The exercise >> Could you copy exactly the lines from the start of the records through the one containing "sp.set_linewidth(2.5)", both included, and leave out the pictures?

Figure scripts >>
━━━━━━━━━━
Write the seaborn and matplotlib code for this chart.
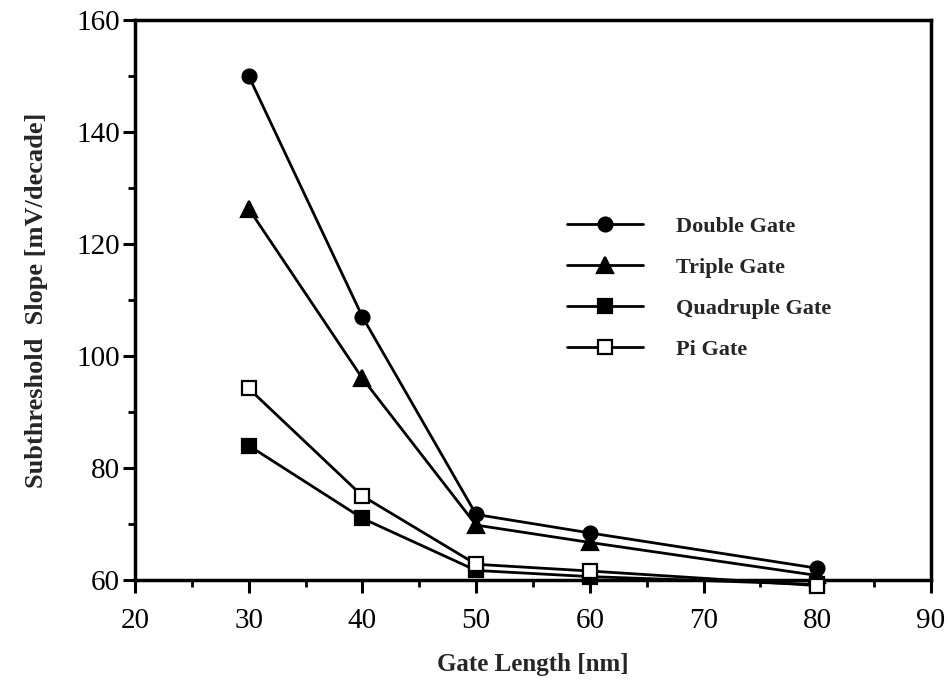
import matplotlib
matplotlib.use("Agg")
import matplotlib.pyplot as plt
from matplotlib.lines import Line2D
from matplotlib.ticker import MultipleLocator
import seaborn as sns
import pandas as pd

gate_length = [30, 40, 50, 60, 80]
double_gate = [150, 107, 71.7, 68.4, 62.1]
triple_gate = [126.3, 96, 69.8, 66.7, 60.8]
quadruple_gate = [84, 71, 61.7, 60.6, 59.2]
pi_gate = [94.2, 75, 62.8, 61.6, 59]

series_names = ["Double Gate", "Triple Gate", "Quadruple Gate", "Pi Gate"]
series_values = [double_gate, triple_gate, quadruple_gate, pi_gate]
series_markers = ["o", "^", "s", "s"]
series_faces = ["black", "black", "black", "white"]

sns.set_theme(style="white")
plt.rcParams["font.family"] = ["Liberation Serif", "DejaVu Serif"]

fig = plt.figure(figsize=(9.48, 6.82), dpi=100)
ax = fig.add_axes([0.1424, 0.1496, 0.8396, 0.8211])

handles = []
for name, vals, mk, fc in zip(series_names, series_values, series_markers, series_faces):
    df = pd.DataFrame({"Gate Length": gate_length, "Slope": vals})
    ms = 10 if mk != "^" else 11
    sns.lineplot(data=df, x="Gate Length", y="Slope", ax=ax, color="black",
                 linewidth=2.0, marker=mk, markersize=ms,
                 markerfacecolor=fc, markeredgecolor="black", markeredgewidth=1.6,
                 clip_on=False, zorder=3)
    handles.append(Line2D([], [], color="black", linewidth=2.0, marker=mk,
                          markersize=ms, markerfacecolor=fc,
                          markeredgecolor="black", markeredgewidth=1.6, label=name))

ax.set_xlim(20, 90)
ax.set_ylim(60, 160)
ax.xaxis.set_major_locator(MultipleLocator(10))
ax.xaxis.set_minor_locator(MultipleLocator(5))
ax.yaxis.set_major_locator(MultipleLocator(20))
ax.yaxis.set_minor_locator(MultipleLocator(10))

for sp in ax.spines.values():
    sp.set_visible(True)
    sp.set_color("black")
    sp.set_linewidth(2.5)

ax.tick_params(axis="both", which="major", direction="out", length=9, width=2.2,
               labelsize=21, color="black", labelcolor="black",
               bottom=True, left=True, top=False, right=False)
ax.tick_params(axis="x", which="major", pad=11)
ax.tick_params(axis="y", which="major", pad=2)
ax.tick_params(axis="both", which="minor", direction="out", length=5, width=2.0,
               color="black", bottom=True, left=True, top=False, right=False)

ax.set_xlabel("Gate Length [nm]", fontsize=18, fontweight="bold", labelpad=14)
ax.set_ylabel("Subthreshold  Slope [mV/decade]", fontsize=19, fontweight="bold", labelpad=20)

ax.legend(handles=handles, loc="upper left", bbox_to_anchor=(0.543, 0.65),
          frameon=False, prop={"weight": "bold", "size": 16},
          handlelength=3.4, handletextpad=1.5, labelspacing=0.92,
          borderpad=0, borderaxespad=0)

fig.savefig("out.png", dpi=100)
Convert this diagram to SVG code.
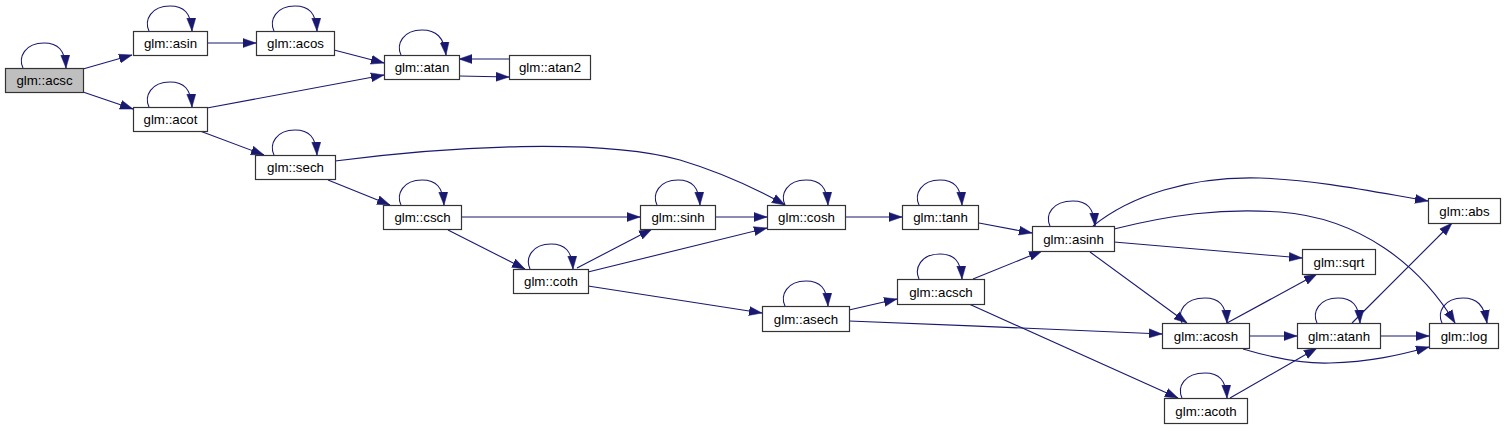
<svg xmlns="http://www.w3.org/2000/svg" width="1505" height="429" viewBox="0 0 1505 429">
<style>
.n rect{fill:#fff;stroke:#333;stroke-width:1.2}
.n.root rect{fill:#bfbfbf}
.n text{font-family:"Liberation Sans",Arial,sans-serif;font-size:13.3px;fill:#000;text-anchor:middle}
.e path{fill:none;stroke:#191970;stroke-width:1.1;marker-end:url(#ah)}
</style>
<defs>
<marker id="ah" markerUnits="userSpaceOnUse" viewBox="0 0 13 10" refX="13" refY="5" markerWidth="13" markerHeight="10" orient="auto">
<path d="M0,0.5 L13,5 L0,9.5 z" fill="#191970" stroke="#191970" stroke-width="0.5"/>
</marker>
</defs>
<rect width="1505" height="429" fill="#fff"/>
<g id="edges" class="e">
<!-- self loops -->
<path d="M23,68 C18,57 25,43 44,43 C58,43 65,50 66,68"/>
<path d="M149,31 C144,20 151,6 170,6 C184,6 191,13 192,31"/>
<path d="M274,31 C269,20 276,6 295,6 C309,6 316,13 317,31"/>
<path d="M149,107 C144,96 151,82 170,82 C184,82 191,89 192,107"/>
<path d="M401,55 C396,44 403,30 422,30 C436,30 444,37 446,55"/>
<path d="M274,155 C269,144 276,130 295,130 C309,130 316,137 317,155"/>
<path d="M401,205 C396,194 403,180 422,180 C436,180 443,187 444,205"/>
<path d="M530,269 C525,258 532,244 551,244 C565,244 572,251 573,269"/>
<path d="M657,205 C652,194 659,180 678,180 C692,180 699,187 700,205"/>
<path d="M785,205 C780,194 787,180 806,180 C820,180 827,187 828,205"/>
<path d="M919,205 C914,194 921,180 940,180 C954,180 961,187 962,205"/>
<path d="M1050,226 C1045,215 1052,201 1073,201 C1087,201 1094,208 1095,226"/>
<path d="M919,279 C914,268 921,254 940,254 C954,254 961,261 962,279"/>
<path d="M785,306 C780,295 787,281 806,281 C820,281 827,288 828,306"/>
<path d="M1182,323 C1177,312 1184,298 1205,298 C1219,298 1226,305 1227,323"/>
<path d="M1182,398 C1177,387 1184,373 1205,373 C1219,373 1226,380 1227,398"/>
<path d="M1317,323 C1312,312 1319,298 1338,298 C1352,298 1359,305 1360,323"/>
<path d="M1442,323 C1437,312 1444,298 1463,298 C1477,298 1484,305 1487,323"/>
<!-- edges -->
<path d="M83,69 L132,55"/>
<path d="M83,92 L133,109"/>
<path d="M207,43 L256,43"/>
<path d="M334,50 L384,63"/>
<path d="M207,108 L384,75"/>
<path d="M200,131 L264,155"/>
<path d="M509,59 L459,59"/>
<path d="M459,76 L509,77"/>
<path d="M335,161 C450,146 600,138 680,160 C720,172 755,188 785,205"/>
<path d="M328,180 L390,205"/>
<path d="M461,217 L640,217"/>
<path d="M448,230 L525,269"/>
<path d="M577,268 L652,229"/>
<path d="M588,272 L767,228"/>
<path d="M588,286 L762,313"/>
<path d="M715,217 L767,217"/>
<path d="M845,217 L902,217"/>
<path d="M979,223 L1032,233"/>
<path d="M849,310 L897,299"/>
<path d="M849,321 C950,325 1080,330 1162,334"/>
<path d="M973,279 L1042,251"/>
<path d="M969,304 L1178,398"/>
<path d="M1093,226 C1130,196 1190,176 1260,178 C1320,180 1380,193 1428,201"/>
<path d="M1114,229 C1170,215 1220,208 1280,212 C1360,218 1420,265 1455,323"/>
<path d="M1114,242 L1302,258"/>
<path d="M1090,252 L1187,323"/>
<path d="M1227,323 L1317,274"/>
<path d="M1249,336 L1297,336"/>
<path d="M1243,349 C1270,357 1300,364 1330,363 C1370,362 1400,355 1429,347"/>
<path d="M1352,323 L1452,223"/>
<path d="M1380,336 L1429,336"/>
<path d="M1230,398 L1317,348"/>
</g>
<g id="n_acsc" class="n root"><rect x="5.5" y="68.5" width="78" height="24"/><text x="44.5" y="85">glm::acsc</text></g>
<g id="n_asin" class="n"><rect x="133.5" y="31.5" width="74" height="24"/><text x="170.5" y="48">glm::asin</text></g>
<g id="n_acos" class="n"><rect x="256.5" y="31.5" width="78" height="24"/><text x="295.5" y="48">glm::acos</text></g>
<g id="n_acot" class="n"><rect x="133.5" y="107.5" width="74" height="24"/><text x="170.5" y="124">glm::acot</text></g>
<g id="n_atan" class="n"><rect x="384.5" y="55.5" width="75" height="24"/><text x="422" y="72">glm::atan</text></g>
<g id="n_atan2" class="n"><rect x="509.5" y="55.5" width="81" height="24"/><text x="550" y="72">glm::atan2</text></g>
<g id="n_sech" class="n"><rect x="255.5" y="155.5" width="80" height="24"/><text x="295.5" y="172">glm::sech</text></g>
<g id="n_csch" class="n"><rect x="383.5" y="205.5" width="78" height="24"/><text x="422.5" y="222">glm::csch</text></g>
<g id="n_coth" class="n"><rect x="513.5" y="269.5" width="75" height="24"/><text x="551" y="286">glm::coth</text></g>
<g id="n_sinh" class="n"><rect x="640.5" y="205.5" width="75" height="24"/><text x="678" y="222">glm::sinh</text></g>
<g id="n_cosh" class="n"><rect x="767.5" y="205.5" width="78" height="24"/><text x="806.5" y="222">glm::cosh</text></g>
<g id="n_tanh" class="n"><rect x="902.5" y="205.5" width="76" height="24"/><text x="940.5" y="222">glm::tanh</text></g>
<g id="n_acsch" class="n"><rect x="897.5" y="279.5" width="87" height="25"/><text x="941" y="296.5">glm::acsch</text></g>
<g id="n_asech" class="n"><rect x="762.5" y="306.5" width="87" height="25"/><text x="806" y="323.5">glm::asech</text></g>
<g id="n_asinh" class="n"><rect x="1032.5" y="226.5" width="82" height="25"/><text x="1073.5" y="243.5">glm::asinh</text></g>
<g id="n_acosh" class="n"><rect x="1162.5" y="323.5" width="87" height="25"/><text x="1206" y="340.5">glm::acosh</text></g>
<g id="n_acoth" class="n"><rect x="1164.5" y="398.5" width="83" height="25"/><text x="1206" y="415.5">glm::acoth</text></g>
<g id="n_abs" class="n"><rect x="1428.5" y="198.5" width="72" height="25"/><text x="1464.5" y="215.5">glm::abs</text></g>
<g id="n_sqrt" class="n"><rect x="1302.5" y="249.5" width="73" height="25"/><text x="1339" y="266.5">glm::sqrt</text></g>
<g id="n_atanh" class="n"><rect x="1297.5" y="323.5" width="83" height="25"/><text x="1339" y="340.5">glm::atanh</text></g>
<g id="n_log" class="n"><rect x="1429.5" y="323.5" width="69" height="25"/><text x="1464" y="340.5">glm::log</text></g>
</svg>
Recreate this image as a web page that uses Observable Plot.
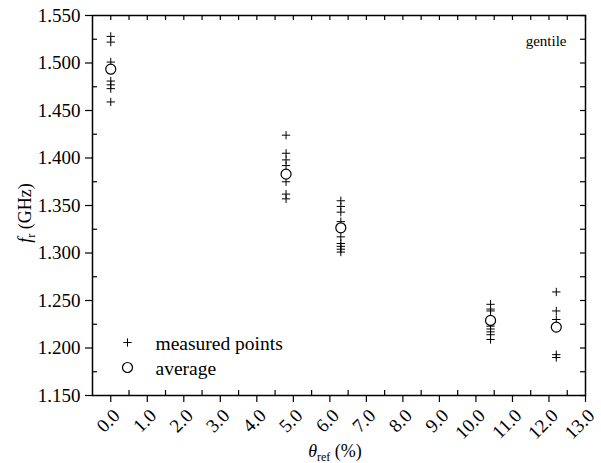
<!DOCTYPE html>
<html>
<head>
<meta charset="utf-8">
<script src="https://cdn.jsdelivr.net/npm/d3@7"></script>
<script src="https://cdn.jsdelivr.net/npm/@observablehq/plot@0.6"></script>
<style>
  html, body { margin: 0; padding: 0; background: #fff; }
</style>
</head>
<body>
<div id="chart"></div>
<script>
// ---- data ----
const thetaLevels = [0.0, 4.8, 6.3, 10.4, 12.2];
const measured0 = [1.528, 1.522, 1.501, 1.481, 1.477, 1.473, 1.459];
const measured1 = [1.424, 1.405, 1.398, 1.392, 1.375, 1.362, 1.357];
const measured2 = [1.355, 1.349, 1.343, 1.333, 1.317, 1.310, 1.307, 1.304, 1.301];
const measured3 = [1.246, 1.241, 1.239, 1.223, 1.220, 1.217, 1.214, 1.209];
const measured4 = [1.259, 1.239, 1.230, 1.193, 1.190];
const averages = [1.4935, 1.383, 1.3265, 1.229, 1.222];

const xTicks = [0, 1, 2, 3, 4, 5, 6, 7, 8, 9, 10, 11, 12, 13];
const yTicks = [1.15, 1.20, 1.25, 1.30, 1.35, 1.40, 1.45, 1.50, 1.55];

// ---- derived tables ----
const measuredSets = [measured0, measured1, measured2, measured3, measured4];
const points = measuredSets.flatMap((vals, i) => vals.map(v => ({theta: thetaLevels[i], f: v})));
const avgPoints = averages.map((v, i) => ({theta: thetaLevels[i], f: v}));
const xMinor = xTicks.slice(0, -1).map(d => d + 0.5);
const xAll = xTicks.concat(xMinor);
const yMinor = yTicks.slice(0, -1).map(d => d + 0.025);
const yAll = yTicks.concat(yMinor);

const W = 601, H = 463;
const mL = 92, mR = 16, mT = 15, mB = 68;
const pW = W - mL - mR, pH = H - mT - mB;
const inTick = 5, outTick = 7;

const chart = Plot.plot({
  width: W, height: H,
  marginLeft: mL, marginRight: mR, marginTop: mT, marginBottom: mB,
  x: {domain: [-0.5, 13], axis: null},
  y: {domain: [1.15, 1.55], axis: null},
  style: {fontFamily: "'Liberation Serif', 'DejaVu Serif', serif", background: "white", color: "black"},
  marks: [
    // left: major outward, minor inward
    Plot.tickY(yTicks, {y: d => d, insetLeft: -outTick, insetRight: pW, stroke: "black", strokeWidth: 1.2}),
    Plot.tickY(yMinor, {y: d => d, insetRight: pW - inTick, stroke: "black", strokeWidth: 1.2}),
    // right: all inward
    Plot.tickY(yAll, {y: d => d, insetLeft: pW - inTick, stroke: "black", strokeWidth: 1.2}),
    // bottom: major outward, minor inward
    Plot.tickX(xTicks, {x: d => d, insetTop: pH, insetBottom: -outTick, stroke: "black", strokeWidth: 1.2}),
    Plot.tickX(xMinor, {x: d => d, insetTop: pH - inTick, stroke: "black", strokeWidth: 1.2}),
    // top: all inward
    Plot.tickX(xAll, {x: d => d, insetBottom: pH - inTick, stroke: "black", strokeWidth: 1.2}),
    // tick labels
    Plot.text(yTicks, {y: d => d, frameAnchor: "left", dx: -12, textAnchor: "end", text: d => d.toFixed(3), fontSize: 19, fill: "black"}),
    Plot.text(xTicks, {x: d => d, frameAnchor: "bottom", dx: 6, dy: 17, rotate: -45, textAnchor: "end", lineAnchor: "middle", text: d => d.toFixed(1), fontSize: 19, fill: "black"}),
    Plot.frame({stroke: "black", strokeWidth: 1.5}),
    // data
    Plot.dot(points, {x: "theta", y: "f", symbol: "plus", r: 2.8, stroke: "black", strokeWidth: 1}),
    Plot.dot(avgPoints, {x: "theta", y: "f", r: 5, fill: "white", stroke: "black", strokeWidth: 1.2}),
    // legend
    Plot.dot([0], {frameAnchor: "bottom-left", dx: 35, dy: -53, symbol: "plus", r: 2.8, stroke: "black", strokeWidth: 1}),
    Plot.dot([0], {frameAnchor: "bottom-left", dx: 35, dy: -28, r: 5, fill: "white", stroke: "black", strokeWidth: 1.2}),
    Plot.text(["measured points"], {frameAnchor: "bottom-left", dx: 63, dy: -52, textAnchor: "start", lineAnchor: "middle", fontSize: 19.5, fill: "black"}),
    Plot.text(["average"], {frameAnchor: "bottom-left", dx: 63, dy: -27, textAnchor: "start", lineAnchor: "middle", fontSize: 19.5, fill: "black"}),
    Plot.text(["gentile"], {frameAnchor: "top-right", dx: -19, dy: 26, textAnchor: "end", lineAnchor: "middle", fontSize: 15, fill: "black"})
  ]
});

// axis titles with subscripts
const svg = d3.select(chart);
const fam = "'Liberation Serif', 'DejaVu Serif', serif";
const yl = svg.append("text")
  .attr("transform", "translate(31,213) rotate(-90)")
  .attr("text-anchor", "middle")
  .attr("font-family", fam).attr("font-size", 18).attr("fill", "black");
yl.append("tspan").attr("font-style", "italic").text("f");
yl.append("tspan").attr("font-size", 12).attr("dy", 4).text("r");
yl.append("tspan").attr("dy", -4).text(" (GHz)");

const xl = svg.append("text")
  .attr("transform", "translate(335,457)")
  .attr("text-anchor", "middle")
  .attr("font-family", fam).attr("font-size", 18).attr("fill", "black");
xl.append("tspan").attr("font-style", "italic").text("θ");
xl.append("tspan").attr("font-size", 12).attr("dy", 4).text("ref");
xl.append("tspan").attr("dy", -4).text(" (%)");

document.getElementById("chart").appendChild(chart);
</script>
</body>
</html>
━━━━━━━━━━
Result >>
Write the seaborn and matplotlib code for this chart.
import matplotlib
matplotlib.use("Agg")
import matplotlib.pyplot as plt
from matplotlib.lines import Line2D
from matplotlib.ticker import MultipleLocator
import seaborn as sns
import pandas as pd

gate_length = [30, 40, 50, 60, 80]
double_gate = [150, 107, 71.7, 68.4, 62.1]
triple_gate = [126.3, 96, 69.8, 66.7, 60.8]
quadruple_gate = [84, 71, 61.7, 60.6, 59.2]
pi_gate = [94.2, 75, 62.8, 61.6, 59]

series_names = ["Double Gate", "Triple Gate", "Quadruple Gate", "Pi Gate"]
series_values = [double_gate, triple_gate, quadruple_gate, pi_gate]
series_markers = ["o", "^", "s", "s"]
series_faces = ["black", "black", "black", "white"]

sns.set_theme(style="white")
plt.rcParams["font.family"] = ["Liberation Serif", "DejaVu Serif"]

fig = plt.figure(figsize=(9.48, 6.82), dpi=100)
ax = fig.add_axes([0.1424, 0.1496, 0.8396, 0.8211])

handles = []
for name, vals, mk, fc in zip(series_names, series_values, series_markers, series_faces):
    df = pd.DataFrame({"Gate Length": gate_length, "Slope": vals})
    ms = 10 if mk != "^" else 11
    sns.lineplot(data=df, x="Gate Length", y="Slope", ax=ax, color="black",
                 linewidth=2.0, marker=mk, markersize=ms,
                 markerfacecolor=fc, markeredgecolor="black", markeredgewidth=1.6,
                 clip_on=False, zorder=3)
    handles.append(Line2D([], [], color="black", linewidth=2.0, marker=mk,
                          markersize=ms, markerfacecolor=fc,
                          markeredgecolor="black", markeredgewidth=1.6, label=name))

ax.set_xlim(20, 90)
ax.set_ylim(60, 160)
ax.xaxis.set_major_locator(MultipleLocator(10))
ax.xaxis.set_minor_locator(MultipleLocator(5))
ax.yaxis.set_major_locator(MultipleLocator(20))
ax.yaxis.set_minor_locator(MultipleLocator(10))

for sp in ax.spines.values():
    sp.set_visible(True)
    sp.set_color("black")
    sp.set_linewidth(2.5)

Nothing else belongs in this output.